Qu’est-ce-que la norme ISO 14040 ?
Dans un contexte où les enjeux de durabilité environnementale prennent une ampleur croissante, les organisations sont amenées à mieux mesurer et maîtriser leurs impacts tout au long de leur chaîne de valeur. Aussi, la norme ISO 14040 « Management environnemental – Analyse du cycle de vie – Principes et cadre » s’impose comme un repère méthodologique clé. Elle fournit un cadre structuré pour conduire une Analyse du Cycle de Vie (ACV) rigoureuse, de l’extraction des matières premières à la fin de vie d’un produit ou service.

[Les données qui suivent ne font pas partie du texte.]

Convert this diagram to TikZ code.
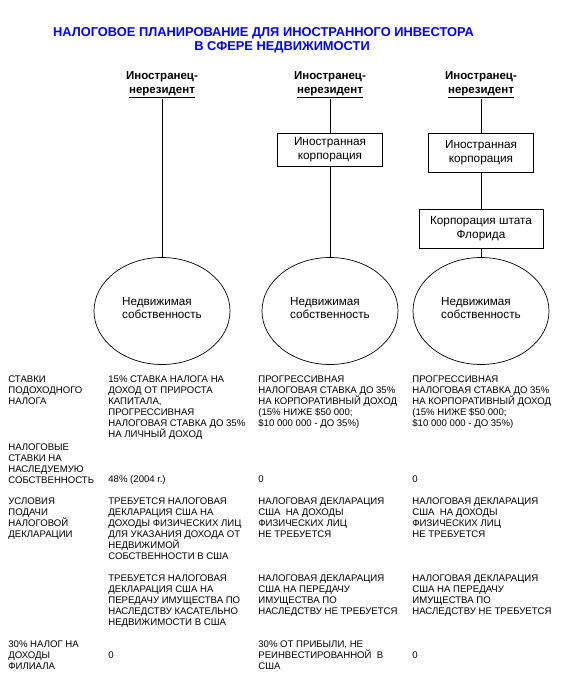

Cet article vous propose d’explorer cette norme, ses fondements, ses étapes, ses atouts et ses limites, afin de mieux comprendre comment elle peut devenir un levier pour l’éco-conception, la transparence environnementale et, in fine, pour booster vos ventes et votre performance globale.
Pourquoi la norme ISO 14040 est-elle essentielle aujourd’hui ?
Face à l’urgence climatique, à la raréfaction des ressources et à l’exigence croissante de responsabilité environnementale, les organisations ne peuvent plus se limiter à compenser leurs impacts : elles doivent les mesurer, comprendre et réduire à la source.
C’est précisément l’objectif de la norme ISO 14040, qui encadre l’Analyse du Cycle de Vie (ACV). Cette méthode scientifique évalue les impacts environnementaux d’un produit, d’un service ou d’un procédé tout au long de son existence : depuis la production jusqu’à son élimination.
L’ACV, reconnue internationalement, permet d’éviter les raisonnements simplistes du type : « un produit biodégradable est forcément écologique ». En réalité, seule une approche complète et normalisée, telle que définie par l’ISO 14040, permet d’obtenir une vision objective et globale de la performance environnementale.
Définition et origine de la norme ISO 14040
La norme ISO 14040 fait partie de la famille des normes ISO 14000 relatives au management environnemental. Publiée initialement en 1997, puis révisée en 2006, elle a été élaborée par l’Organisation internationale de normalisation (ISO) afin d’harmoniser les méthodes d’Analyse du Cycle de Vie à l’échelle mondiale.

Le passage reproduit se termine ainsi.